* Your task *
Only the lines from the start of the data to the line containing "-0.029, -0.034, -0.039, -0.043, -0.045]", both included, should be output, exactly and without pictures.

* Dataset extract *
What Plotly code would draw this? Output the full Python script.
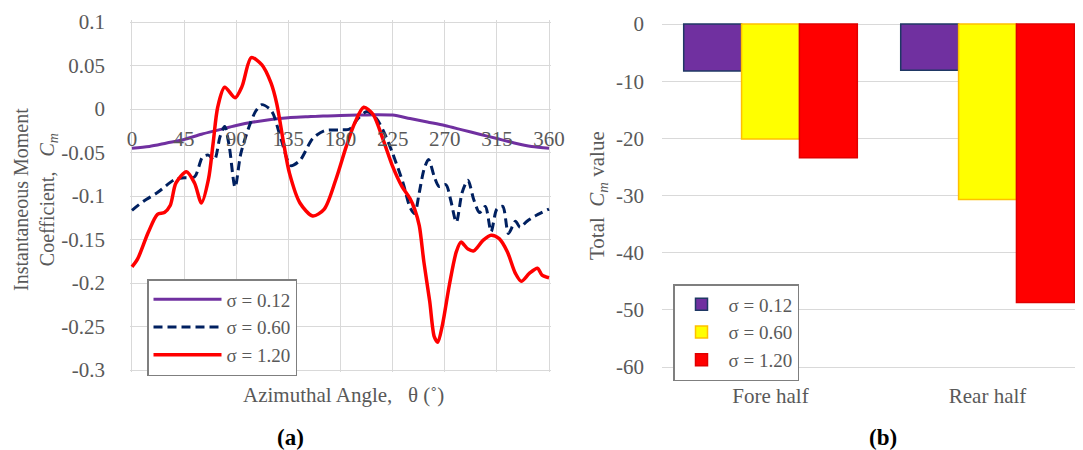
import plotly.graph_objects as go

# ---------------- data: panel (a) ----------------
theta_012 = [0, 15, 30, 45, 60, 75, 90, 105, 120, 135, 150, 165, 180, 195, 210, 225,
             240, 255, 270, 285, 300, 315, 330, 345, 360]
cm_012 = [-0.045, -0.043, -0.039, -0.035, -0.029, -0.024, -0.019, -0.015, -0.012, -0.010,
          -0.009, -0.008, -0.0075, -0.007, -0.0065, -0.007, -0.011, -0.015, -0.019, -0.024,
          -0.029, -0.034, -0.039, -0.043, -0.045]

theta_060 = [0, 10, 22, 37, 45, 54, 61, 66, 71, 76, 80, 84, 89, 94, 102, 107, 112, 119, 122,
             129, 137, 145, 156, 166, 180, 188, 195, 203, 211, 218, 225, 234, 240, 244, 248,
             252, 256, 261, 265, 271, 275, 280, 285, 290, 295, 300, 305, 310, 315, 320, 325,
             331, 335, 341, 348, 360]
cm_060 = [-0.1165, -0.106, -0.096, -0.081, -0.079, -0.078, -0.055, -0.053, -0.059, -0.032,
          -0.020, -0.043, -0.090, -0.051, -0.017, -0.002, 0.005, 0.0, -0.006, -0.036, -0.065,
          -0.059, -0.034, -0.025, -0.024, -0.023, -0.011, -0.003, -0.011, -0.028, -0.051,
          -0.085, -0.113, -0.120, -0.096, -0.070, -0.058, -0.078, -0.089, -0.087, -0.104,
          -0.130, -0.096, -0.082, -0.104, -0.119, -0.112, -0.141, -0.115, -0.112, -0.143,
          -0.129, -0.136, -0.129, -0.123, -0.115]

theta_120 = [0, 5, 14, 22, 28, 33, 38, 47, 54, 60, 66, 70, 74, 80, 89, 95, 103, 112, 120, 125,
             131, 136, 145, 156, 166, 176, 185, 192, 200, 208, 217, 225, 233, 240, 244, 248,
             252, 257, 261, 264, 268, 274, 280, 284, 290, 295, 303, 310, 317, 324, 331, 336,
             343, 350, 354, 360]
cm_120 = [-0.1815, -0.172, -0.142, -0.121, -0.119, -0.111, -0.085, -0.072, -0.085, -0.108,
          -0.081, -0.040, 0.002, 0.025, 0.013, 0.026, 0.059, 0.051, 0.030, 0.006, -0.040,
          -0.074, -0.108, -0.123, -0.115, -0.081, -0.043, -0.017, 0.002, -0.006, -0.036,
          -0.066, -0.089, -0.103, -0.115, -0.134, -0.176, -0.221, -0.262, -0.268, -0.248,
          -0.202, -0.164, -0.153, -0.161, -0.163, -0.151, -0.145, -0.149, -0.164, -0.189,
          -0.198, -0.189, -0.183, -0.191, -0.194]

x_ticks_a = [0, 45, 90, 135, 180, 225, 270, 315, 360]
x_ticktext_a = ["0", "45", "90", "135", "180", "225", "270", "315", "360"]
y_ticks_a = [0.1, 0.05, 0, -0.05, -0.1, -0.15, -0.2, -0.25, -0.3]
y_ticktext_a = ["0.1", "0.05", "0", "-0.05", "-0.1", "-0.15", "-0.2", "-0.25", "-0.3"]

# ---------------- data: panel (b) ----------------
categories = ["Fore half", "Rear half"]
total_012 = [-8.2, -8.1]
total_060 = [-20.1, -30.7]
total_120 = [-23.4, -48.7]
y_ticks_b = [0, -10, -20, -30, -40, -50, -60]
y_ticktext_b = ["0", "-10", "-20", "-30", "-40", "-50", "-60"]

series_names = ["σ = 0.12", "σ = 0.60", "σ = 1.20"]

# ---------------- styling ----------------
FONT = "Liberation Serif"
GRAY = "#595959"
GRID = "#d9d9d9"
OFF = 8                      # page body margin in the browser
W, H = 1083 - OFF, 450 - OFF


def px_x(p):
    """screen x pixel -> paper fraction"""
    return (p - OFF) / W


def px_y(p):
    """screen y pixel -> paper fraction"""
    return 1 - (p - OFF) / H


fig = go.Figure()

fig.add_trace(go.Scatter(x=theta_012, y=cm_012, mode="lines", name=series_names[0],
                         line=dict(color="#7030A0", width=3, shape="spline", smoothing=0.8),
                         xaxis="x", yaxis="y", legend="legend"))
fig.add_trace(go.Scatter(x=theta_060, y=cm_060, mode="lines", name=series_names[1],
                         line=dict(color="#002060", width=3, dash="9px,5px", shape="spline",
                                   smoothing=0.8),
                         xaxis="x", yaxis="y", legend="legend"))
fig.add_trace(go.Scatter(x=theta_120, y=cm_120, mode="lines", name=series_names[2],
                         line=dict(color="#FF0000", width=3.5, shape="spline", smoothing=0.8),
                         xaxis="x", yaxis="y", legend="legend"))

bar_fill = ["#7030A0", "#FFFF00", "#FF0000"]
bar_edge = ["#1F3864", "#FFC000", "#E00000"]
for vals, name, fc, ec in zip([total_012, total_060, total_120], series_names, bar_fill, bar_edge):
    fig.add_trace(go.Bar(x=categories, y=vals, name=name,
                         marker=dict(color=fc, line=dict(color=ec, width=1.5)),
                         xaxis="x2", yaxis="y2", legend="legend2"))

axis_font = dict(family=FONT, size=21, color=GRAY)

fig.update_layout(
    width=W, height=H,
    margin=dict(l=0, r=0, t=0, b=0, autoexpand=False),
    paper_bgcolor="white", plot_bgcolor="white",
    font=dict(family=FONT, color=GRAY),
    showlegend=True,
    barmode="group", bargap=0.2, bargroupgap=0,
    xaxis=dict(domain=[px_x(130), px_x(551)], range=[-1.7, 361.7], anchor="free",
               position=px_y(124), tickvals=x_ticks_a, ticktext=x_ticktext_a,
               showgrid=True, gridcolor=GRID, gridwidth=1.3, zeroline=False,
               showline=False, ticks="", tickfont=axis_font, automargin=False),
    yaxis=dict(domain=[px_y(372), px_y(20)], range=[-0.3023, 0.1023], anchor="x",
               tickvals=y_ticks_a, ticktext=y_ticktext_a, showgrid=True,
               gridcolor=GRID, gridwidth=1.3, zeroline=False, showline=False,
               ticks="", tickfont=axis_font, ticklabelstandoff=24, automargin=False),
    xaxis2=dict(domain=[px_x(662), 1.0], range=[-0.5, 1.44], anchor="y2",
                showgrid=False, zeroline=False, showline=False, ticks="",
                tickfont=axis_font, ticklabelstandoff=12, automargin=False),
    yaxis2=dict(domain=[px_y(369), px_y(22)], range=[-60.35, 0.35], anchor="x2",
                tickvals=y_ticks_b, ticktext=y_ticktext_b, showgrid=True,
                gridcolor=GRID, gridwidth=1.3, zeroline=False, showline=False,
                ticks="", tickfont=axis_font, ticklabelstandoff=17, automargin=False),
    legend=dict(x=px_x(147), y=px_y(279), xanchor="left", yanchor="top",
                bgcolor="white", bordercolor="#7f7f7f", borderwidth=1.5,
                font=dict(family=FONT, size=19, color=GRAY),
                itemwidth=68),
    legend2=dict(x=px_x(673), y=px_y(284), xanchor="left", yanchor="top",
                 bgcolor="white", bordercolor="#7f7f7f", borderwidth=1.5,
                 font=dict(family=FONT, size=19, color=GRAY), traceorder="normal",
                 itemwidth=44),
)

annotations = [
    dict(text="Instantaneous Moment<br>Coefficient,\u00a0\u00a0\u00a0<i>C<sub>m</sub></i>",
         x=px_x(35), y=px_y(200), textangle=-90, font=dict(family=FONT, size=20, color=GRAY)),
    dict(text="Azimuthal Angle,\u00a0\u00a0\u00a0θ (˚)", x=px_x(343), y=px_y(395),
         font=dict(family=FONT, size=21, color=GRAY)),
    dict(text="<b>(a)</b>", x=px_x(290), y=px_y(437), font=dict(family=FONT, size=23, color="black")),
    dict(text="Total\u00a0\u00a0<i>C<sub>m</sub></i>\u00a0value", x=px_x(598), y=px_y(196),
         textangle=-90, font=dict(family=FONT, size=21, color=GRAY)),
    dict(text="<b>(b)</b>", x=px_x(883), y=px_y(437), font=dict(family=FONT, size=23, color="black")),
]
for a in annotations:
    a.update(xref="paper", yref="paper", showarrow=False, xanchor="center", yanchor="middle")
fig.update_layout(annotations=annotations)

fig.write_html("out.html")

* Solution for this problem *
What Plotly code would draw this? Output the full Python script.
import plotly.graph_objects as go

# ---------------- data: panel (a) ----------------
theta_012 = [0, 15, 30, 45, 60, 75, 90, 105, 120, 135, 150, 165, 180, 195, 210, 225,
             240, 255, 270, 285, 300, 315, 330, 345, 360]
cm_012 = [-0.045, -0.043, -0.039, -0.035, -0.029, -0.024, -0.019, -0.015, -0.012, -0.010,
          -0.009, -0.008, -0.0075, -0.007, -0.0065, -0.007, -0.011, -0.015, -0.019, -0.024,
          -0.029, -0.034, -0.039, -0.043, -0.045]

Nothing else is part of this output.